-- GIVEN REQUEST --
Take the lines from the top down to and including the one with "bottom_px = H" and repeat them exactly. Omit images.

——————————

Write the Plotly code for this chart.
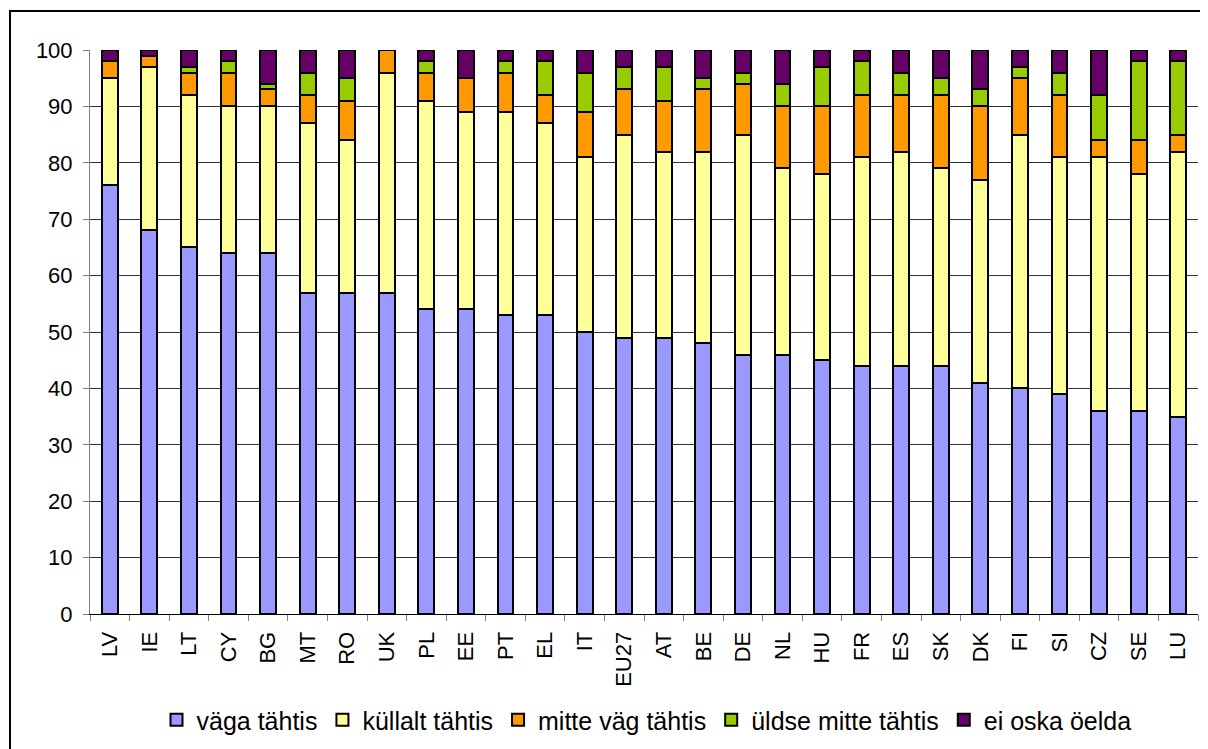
import plotly.graph_objects as go

categories = ["LV", "IE", "LT", "CY", "BG", "MT", "RO", "UK", "PL", "EE", "PT", "EL", "IT", "EU27",
              "AT", "BE", "DE", "NL", "HU", "FR", "ES", "SK", "DK", "FI", "SI", "CZ", "SE", "LU"]

vaga_tahtis = [76, 68, 65, 64, 64, 57, 57, 57, 54, 54, 53, 53, 50, 49,
               49, 48, 46, 46, 45, 44, 44, 44, 41, 40, 39, 36, 36, 35]
kullalt_tahtis = [19, 29, 27, 26, 26, 30, 27, 39, 37, 35, 36, 34, 31, 36,
                  33, 34, 39, 33, 33, 37, 38, 35, 36, 45, 42, 45, 42, 47]
mitte_vag_tahtis = [3, 2, 4, 6, 3, 5, 7, 4, 5, 6, 7, 5, 8, 8,
                    9, 11, 9, 11, 12, 11, 10, 13, 13, 10, 11, 3, 6, 3]
uldse_mitte_tahtis = [0, 0, 1, 2, 1, 4, 4, 0, 2, 0, 2, 6, 7, 4,
                      6, 2, 2, 4, 7, 6, 4, 3, 3, 2, 4, 8, 14, 13]
ei_oska_oelda = [2, 1, 3, 2, 6, 4, 5, 0, 2, 5, 2, 2, 4, 3,
                 3, 5, 4, 6, 3, 2, 4, 5, 7, 3, 4, 8, 2, 2]

series = [
    ("väga tähtis", vaga_tahtis, "#9999FF"),
    ("küllalt tähtis", kullalt_tahtis, "#FFFF99"),
    ("mitte väg tähtis", mitte_vag_tahtis, "#FF9900"),
    ("üldse mitte tähtis", uldse_mitte_tahtis, "#99CC00"),
    ("ei oska öelda", ei_oska_oelda, "#660066"),
]

fig = go.Figure()
for name, vals, color in series:
    fig.add_trace(go.Bar(
        x=categories, y=vals, name=name,
        marker=dict(color=color, line=dict(color="black", width=2)),
    ))

# page body has an 8px offset; compensate so the plot lands where the reference has it
OFF = 8
W, H = 1208 - OFF, 749 - OFF
ml, mr, mt, mb = 90 - OFF, 10, 50 - OFF, 135
pw, ph = W - ml - mr, H - mt - mb
bottom_px = H - mb  # y pixel (figure coords) of value 0

fig.update_layout(
    width=W, height=H,
    barmode="stack", bargap=0.6,
    margin=dict(l=ml, r=mr, t=mt, b=mb, autoexpand=False),
    paper_bgcolor="white", plot_bgcolor="white",
    font=dict(family="Liberation Sans, Arial, sans-serif", size=22, color="black"),
    showlegend=True,
    legend=dict(orientation="h", x=0.5 + 2.5 / pw, xanchor="center",
                y=-((720 - OFF) - bottom_px) / ph, yanchor="middle",
                font=dict(size=25), itemwidth=30, tracegroupgap=0, traceorder="normal"),
    xaxis=dict(type="category", tickangle=-90, showline=True, linecolor="black", linewidth=1,
               ticks="outside", tickson="boundaries", ticklen=6, tickcolor="#808080",
               showgrid=False, tickfont=dict(size=22), ticklabelstandoff=8),
    yaxis=dict(range=[0, 100], dtick=10, showline=True, linecolor="#808080", linewidth=1,
               ticks="outside", ticklen=6, tickcolor="#808080",
               showgrid=True, gridcolor="#333333", gridwidth=1, zeroline=False,
               tickfont=dict(size=22), ticklabelstandoff=6),
    shapes=[dict(type="rect", xref="paper", yref="paper",
                 x0=((10 - OFF) - ml) / pw, x1=(W + 20 - ml) / pw,
                 y0=-(H + 20 - bottom_px) / ph, y1=1 + (mt - (11 - OFF)) / ph,
                 line=dict(color="black", width=2), fillcolor="rgba(0,0,0,0)", layer="below")],
)

fig.write_html("out.html")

——————————

-- RESULT FOR THIS TASK --
Write the Plotly code for this chart.
import plotly.graph_objects as go

categories = ["LV", "IE", "LT", "CY", "BG", "MT", "RO", "UK", "PL", "EE", "PT", "EL", "IT", "EU27",
              "AT", "BE", "DE", "NL", "HU", "FR", "ES", "SK", "DK", "FI", "SI", "CZ", "SE", "LU"]

vaga_tahtis = [76, 68, 65, 64, 64, 57, 57, 57, 54, 54, 53, 53, 50, 49,
               49, 48, 46, 46, 45, 44, 44, 44, 41, 40, 39, 36, 36, 35]
kullalt_tahtis = [19, 29, 27, 26, 26, 30, 27, 39, 37, 35, 36, 34, 31, 36,
                  33, 34, 39, 33, 33, 37, 38, 35, 36, 45, 42, 45, 42, 47]
mitte_vag_tahtis = [3, 2, 4, 6, 3, 5, 7, 4, 5, 6, 7, 5, 8, 8,
                    9, 11, 9, 11, 12, 11, 10, 13, 13, 10, 11, 3, 6, 3]
uldse_mitte_tahtis = [0, 0, 1, 2, 1, 4, 4, 0, 2, 0, 2, 6, 7, 4,
                      6, 2, 2, 4, 7, 6, 4, 3, 3, 2, 4, 8, 14, 13]
ei_oska_oelda = [2, 1, 3, 2, 6, 4, 5, 0, 2, 5, 2, 2, 4, 3,
                 3, 5, 4, 6, 3, 2, 4, 5, 7, 3, 4, 8, 2, 2]

series = [
    ("väga tähtis", vaga_tahtis, "#9999FF"),
    ("küllalt tähtis", kullalt_tahtis, "#FFFF99"),
    ("mitte väg tähtis", mitte_vag_tahtis, "#FF9900"),
    ("üldse mitte tähtis", uldse_mitte_tahtis, "#99CC00"),
    ("ei oska öelda", ei_oska_oelda, "#660066"),
]

fig = go.Figure()
for name, vals, color in series:
    fig.add_trace(go.Bar(
        x=categories, y=vals, name=name,
        marker=dict(color=color, line=dict(color="black", width=2)),
    ))

# page body has an 8px offset; compensate so the plot lands where the reference has it
OFF = 8
W, H = 1208 - OFF, 749 - OFF
ml, mr, mt, mb = 90 - OFF, 10, 50 - OFF, 135
pw, ph = W - ml - mr, H - mt - mb
bottom_px = H - mb  # y pixel (figure coords) of value 0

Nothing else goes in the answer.